Friday, July 25, 2008

The Demand Chain

This article at TowardFreedom.com has started a little stir in the recycled news business with such creative titles as "Playstation 2 component incites African war."

The gist of the scenario is that the metal Coltan, mined in the DRC, has been the booty of many a looter, military oppressor, and western profiteer. I'll be the first to admit my own ignorance both about the mining practices and the politics of the DRC. I call attention to it here because of the implication in the Toward Freedom article and even more bluntly in the re-run versions that SONY is culpable for the human rights violations associated with Coltan by way of causing an increased demand for the metal.

SONY is, at worst, several steps away from the abuses that have taken place, but the core accusation, as I see it, is that creating extremely high demand (that is, offering a very high price) for the metal was an immoral act because it lured evidently multiple bad guys to plunder and abuse.

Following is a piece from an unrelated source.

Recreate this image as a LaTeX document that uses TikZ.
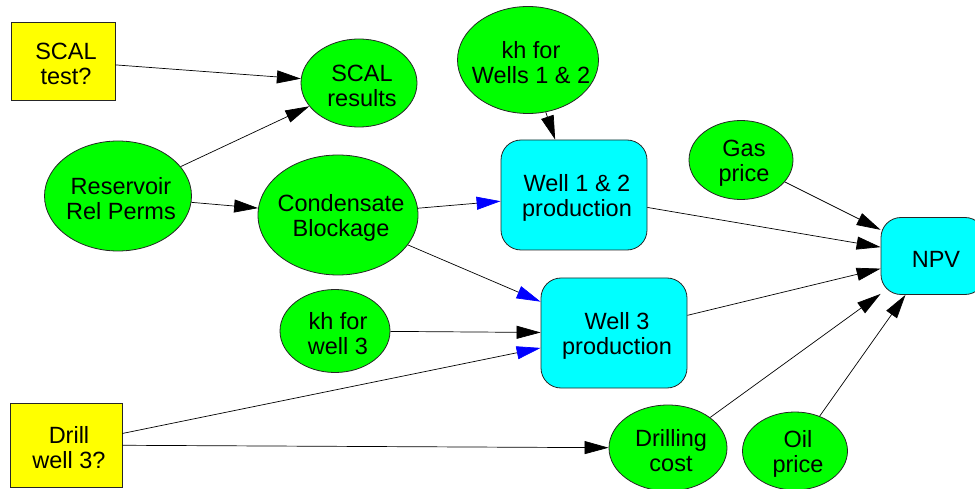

So, the question is, does the moral responsibility stop with those who, for instance, forcefully took control of a Coltan mine and then put children at risk by forcing them to work the mine? Or does it extend to those who bought the Coltan from them? If it extends, does it extend further to those who refined the metal and sold it as tantalum? To those who used the tantalum as a component of their capacitors and then sold the capacitors to SONY? Is SONY to blame? Are the consumers who buy the SONY products? If any moral responsibility passes up the "demand chain", what exactly is the medium of the transgression? Money? Profit? Desire?